MW: Do you think we need an LGBTQ march?

ARSHAD: I read that someone is trying to organize one.

MW: It’s actually being organized to occur in conjunction with Capital Pride in June.

ARSHAD: Part of me agrees. I feel like you just keep showing up and keep up the pressure. You want to mobilize. You want to bring people to D.C. As long as they’re doing it intersectionally, as long as they understand the breadth of the experience of LGBT people, including Muslim people, including black folks, including trans women of color who have been dying in this country, and have terrible indicators around life expectancy, economic stuff. As long as it’s integrated, I think people should show up and continue to show up. That’s sort of my first read. I think that depending on who’s organizing, and how they’re seeing it, of course, I might have more of a complicated relationship to it.

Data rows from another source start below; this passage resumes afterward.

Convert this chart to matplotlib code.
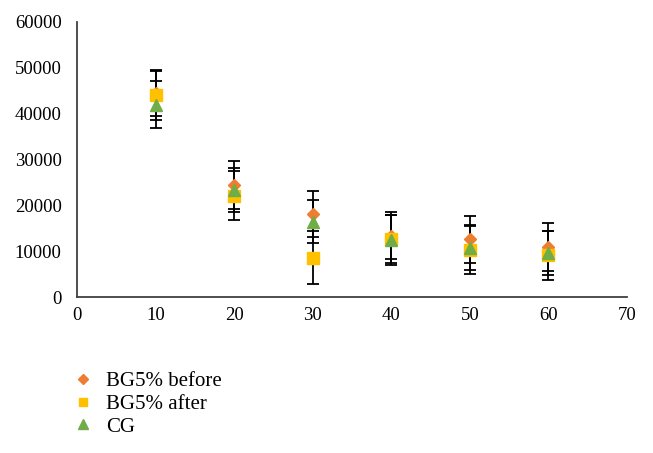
import numpy as np
import matplotlib.pyplot as plt

plt.rcParams['font.family'] = ['Liberation Serif', 'DejaVu Serif']

x = [10, 20, 30, 40, 50, 60]

before = [44500, 24500, 18100, 13400, 12600, 10900]
before_err = [5000, 5260, 5100, 5100, 5100, 5300]

after = [44000, 22100, 8600, 12700, 10300, 9100]
after_err = [5300, 5300, 5800, 5300, 5200, 5400]

cg = [42000, 23350, 16400, 12400, 10800, 9700]
cg_err = [5100, 4800, 4700, 5400, 5000, 4800]

fig = plt.figure(figsize=(6.53, 4.53), dpi=100)
ax = fig.add_axes([77/653, 1 - 297/453, 550/653, 275/453])

series = [
    ('BG5% before', before, before_err, 'D', '#ED7D31', 6),
    ('BG5% after', after, after_err, 's', '#FFC000', 8),
    ('CG', cg, cg_err, '^', '#70AD47', 8.5),
]
for label, vals, err, m, c, ms in series:
    ax.errorbar(x, vals, yerr=err, fmt='none', ecolor='black', elinewidth=1.3,
                capsize=4.5, capthick=1.3, zorder=2)
for label, vals, err, m, c, ms in series:
    ax.plot(x, vals, linestyle='none', marker=m, color=c, markersize=ms,
            label=label, zorder=3)

ax.set_xlim(0, 70)
ax.set_ylim(0, 60000)
ax.set_xticks(range(0, 71, 10))
ax.set_yticks(range(0, 60001, 10000))
ax.tick_params(length=0, labelsize=13.5)
ax.tick_params(axis='y', pad=11)
ax.tick_params(axis='x', pad=7)
for s in ['top', 'right']:
    ax.spines[s].set_visible(False)
for s in ['left', 'bottom']:
    ax.spines[s].set_color('#404040')
    ax.spines[s].set_linewidth(1.3)

fig.legend(loc='upper left', bbox_to_anchor=(54/653, 1 - 353/453), frameon=False,
           fontsize=15, handlelength=1.0, handletextpad=0.6, labelspacing=0.15,
           markerscale=0.8)

fig.savefig('out.png', dpi=100)
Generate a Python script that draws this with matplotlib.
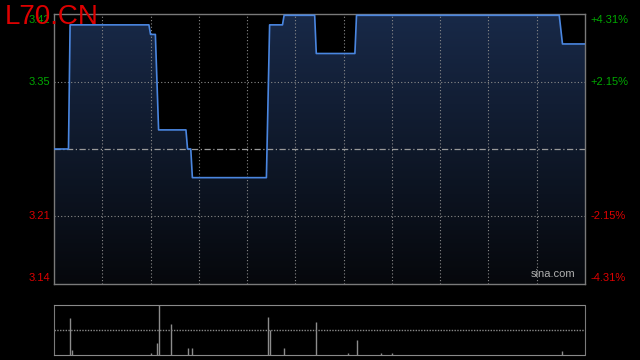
import matplotlib
matplotlib.use("Agg")
import matplotlib.pyplot as plt
import numpy as np
from matplotlib.patches import Polygon

# ---- data ----
title = "L70.CN"
prev_close = 3.28
pct_levels = [4.31, 2.15, -2.15, -4.31]
price_labels = ["3.42", "3.35", "3.21", "3.14"]
pct_labels = ["+4.31%", "+2.15%", "-2.15%", "-4.31%"]

# minutes since open (0..330) and price at each turning point
times = [0, 9, 10, 59, 60, 63, 65, 82, 83, 85, 86, 132, 134, 142, 143, 162, 163, 187, 188, 314, 316, 330]
prices = [3.28, 3.28, 3.41, 3.41, 3.40, 3.40, 3.30, 3.30, 3.28, 3.28, 3.25, 3.25, 3.41, 3.41,
          3.42, 3.42, 3.38, 3.38, 3.42, 3.42, 3.39, 3.39]

vol_times = [10, 11, 60, 64, 65, 73, 83, 86, 133, 134, 143, 163, 183, 188, 203, 210, 316]
vol_values = [74, 10, 5, 25, 100, 63, 15, 15, 77, 50, 15, 67, 5, 31, 5, 5, 9]

total_minutes = 330
grid_step = 30

GREEN = "#00a800"
RED = "#dd0000"
GRID = "#8a8a8a"
FRAME = "#7a7a7a"
LINE = "#4a86e0"

fig = plt.figure(figsize=(6.4, 3.6), dpi=100, facecolor="black")
W, H = 640, 360
ax = fig.add_axes([54 / W, 1 - 284 / H, (585 - 54) / W, (284 - 14) / H])
axv = fig.add_axes([54 / W, 1 - 355 / H, (585 - 54) / W, (355 - 305) / H])

ymax = prev_close * (1 + pct_levels[0] / 100)
ymin = prev_close * (1 + pct_levels[-1] / 100)

for a in (ax, axv):
    a.set_facecolor("black")
    a.set_xticks([])
    a.set_yticks([])
    a.set_xlim(0, total_minutes)

ax.set_ylim(ymin, ymax)

# gradient fill under the line
grad = np.linspace(0, 1, 256).reshape(-1, 1)
top_c = np.array([24, 41, 72]) / 255
bot_c = np.array([6, 8, 12]) / 255
img = top_c[None, None, :] * grad[:, :, None] + bot_c[None, None, :] * (1 - grad[:, :, None])
im = ax.imshow(img, extent=[0, total_minutes, ymin, ymax], origin="lower", aspect="auto", zorder=1)
poly_pts = [(times[0], ymin)] + list(zip(times, prices)) + [(times[-1], ymin)]
poly = Polygon(poly_pts, closed=True, facecolor="none", edgecolor="none")
ax.add_patch(poly)
im.set_clip_path(poly)

# grid
for t in range(grid_step, total_minutes, grid_step):
    ax.axvline(t, color=GRID, lw=0.8, ls=(0, (1, 2)), zorder=2)
    axv.axvline(t, color="none")
for i in (1, 2):
    lvl = prev_close * (1 + pct_levels[i] / 100)
    ax.axhline(lvl, color=GRID, lw=0.8, ls=(0, (1, 2)), zorder=2)
ax.axhline(prev_close, color="#9a9a9a", lw=0.9, ls=(0, (5, 2, 1, 2)), zorder=2)

ax.plot(times, prices, color=LINE, lw=1.2, zorder=3)

for s in ax.spines.values():
    s.set_color(FRAME)
    s.set_linewidth(1)

# y labels
offsets = [-6, 0, 0, 6]
for i in range(4):
    lvl = prev_close * (1 + pct_levels[i] / 100)
    col = GREEN if pct_levels[i] > 0 else RED
    ax.annotate(price_labels[i], xy=(0, lvl), xycoords=("axes fraction", "data"),
                xytext=(-3, offsets[i] * 0.72), textcoords="offset points",
                ha="right", va="center", color=col, fontsize=8, family="Liberation Sans")
    ax.annotate(pct_labels[i], xy=(1, lvl), xycoords=("axes fraction", "data"),
                xytext=(4, offsets[i] * 0.72), textcoords="offset points",
                ha="left", va="center", color=col, fontsize=8, family="Liberation Sans")

ax.text(0.982, 0.018, "sina.com", transform=ax.transAxes, ha="right", va="bottom",
        color="#b0b0b0", fontsize=8, family="Liberation Sans", zorder=4)

fig.text(5 / W, 1 - 17 / H, title, color=RED, fontsize=20, family="Liberation Sans",
         ha="left", va="center")

# volume panel
axv.set_ylim(0, 100)
axv.vlines(vol_times, 0, vol_values, color="#8c8c8c", lw=1)
axv.axhline(50, color=GRID, lw=1, ls=(0, (1, 1)))
for side in ("top", "bottom"):
    axv.spines[side].set_linestyle((0, (1, 1)))
    axv.spines[side].set_color(GRID)
for side in ("left", "right"):
    axv.spines[side].set_color(FRAME)

fig.savefig("out.png", dpi=100, facecolor="black")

MW: Given the times, given the fear, given the stress you clearly feel, there must be happiness somewhere. Where do you find it? What brings you the comfort you need to get through this?

ARSHAD: Me and my partner just moved in, and so we’re creating a home, and that gives me happiness. We painted our walls, and it’s beautiful colors. Pink and like a chartreuse color. Setting up a home with them feels really really amazing. Being around my friends feels really amazing. Talking to my mom. I called her today. I’m trying to hold on to as much of normalcy with my life, and I know how hard it is, but I don’t want to give up the everyday things that bring me joy.

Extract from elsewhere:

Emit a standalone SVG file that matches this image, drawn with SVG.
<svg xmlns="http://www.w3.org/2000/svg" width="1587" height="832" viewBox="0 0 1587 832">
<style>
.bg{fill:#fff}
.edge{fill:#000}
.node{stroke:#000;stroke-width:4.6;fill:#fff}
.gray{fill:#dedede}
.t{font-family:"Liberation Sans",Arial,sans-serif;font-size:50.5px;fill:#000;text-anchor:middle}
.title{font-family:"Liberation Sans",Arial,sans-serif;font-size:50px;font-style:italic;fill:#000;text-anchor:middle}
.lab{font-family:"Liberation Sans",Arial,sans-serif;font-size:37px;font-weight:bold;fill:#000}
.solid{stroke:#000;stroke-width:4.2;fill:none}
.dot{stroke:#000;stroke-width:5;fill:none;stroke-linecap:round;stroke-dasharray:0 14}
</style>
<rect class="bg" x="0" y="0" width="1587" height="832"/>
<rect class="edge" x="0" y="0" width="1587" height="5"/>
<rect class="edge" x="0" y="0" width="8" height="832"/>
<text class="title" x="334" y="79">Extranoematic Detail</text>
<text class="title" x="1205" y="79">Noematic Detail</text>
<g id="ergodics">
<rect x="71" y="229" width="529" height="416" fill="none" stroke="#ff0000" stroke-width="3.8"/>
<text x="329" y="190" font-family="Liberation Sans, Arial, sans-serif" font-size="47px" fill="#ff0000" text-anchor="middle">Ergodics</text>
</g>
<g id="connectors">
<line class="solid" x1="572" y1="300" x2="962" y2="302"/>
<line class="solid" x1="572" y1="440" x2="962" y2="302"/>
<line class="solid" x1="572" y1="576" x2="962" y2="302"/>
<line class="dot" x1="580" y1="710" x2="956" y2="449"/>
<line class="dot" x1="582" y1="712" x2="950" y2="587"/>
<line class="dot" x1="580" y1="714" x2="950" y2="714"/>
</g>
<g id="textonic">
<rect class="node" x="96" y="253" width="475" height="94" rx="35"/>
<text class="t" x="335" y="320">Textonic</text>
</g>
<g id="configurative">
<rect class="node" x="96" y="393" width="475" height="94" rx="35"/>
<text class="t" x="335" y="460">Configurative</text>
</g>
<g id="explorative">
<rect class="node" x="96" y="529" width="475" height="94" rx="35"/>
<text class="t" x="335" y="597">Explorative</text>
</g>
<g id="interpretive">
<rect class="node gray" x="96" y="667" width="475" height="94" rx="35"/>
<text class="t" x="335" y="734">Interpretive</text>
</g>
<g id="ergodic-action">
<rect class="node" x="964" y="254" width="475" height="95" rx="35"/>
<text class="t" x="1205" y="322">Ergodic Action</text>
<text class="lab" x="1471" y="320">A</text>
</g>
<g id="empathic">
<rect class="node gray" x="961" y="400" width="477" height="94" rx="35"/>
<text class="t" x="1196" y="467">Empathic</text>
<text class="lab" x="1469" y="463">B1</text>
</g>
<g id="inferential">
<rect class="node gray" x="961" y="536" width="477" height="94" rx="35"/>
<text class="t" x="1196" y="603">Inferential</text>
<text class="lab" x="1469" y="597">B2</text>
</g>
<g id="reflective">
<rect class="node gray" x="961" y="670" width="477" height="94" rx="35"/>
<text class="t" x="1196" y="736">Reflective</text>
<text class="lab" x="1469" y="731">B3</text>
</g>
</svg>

We want to get a dog together. I used to have a Poodle. He died two years ago, and he was such an amazing presence in my life and I miss him so much, but we want to get a dog, and I think that’s going to bring incredible amounts of joy. I’m excited to have that again. I try to think about the small things. Because when I think about the bigger picture, it is very overwhelming. That’s the kind of stuff that I try to remember that brings me joy. Bling. I love jewelry and bling….

The first week after Trump got inaugurated, I wore this big sort of shield-looking thing that I got from Mexico City. I was wearing it as almost like a protection from all of the evilness. I try to do that too, just bring color and bling in my life, and just keep going through my days. I’m very lucky that my work is very supportive, so that helps, too. I think if I worked somewhere where they didn’t see the issues, or they didn’t see me as someone who was struggling, then that would be hard.

I believe this is my life’s work, this kind of intersectional work around LGBT and Muslim issues, so that gets me up in the morning. I feel good that I’m able to see where I can plug in.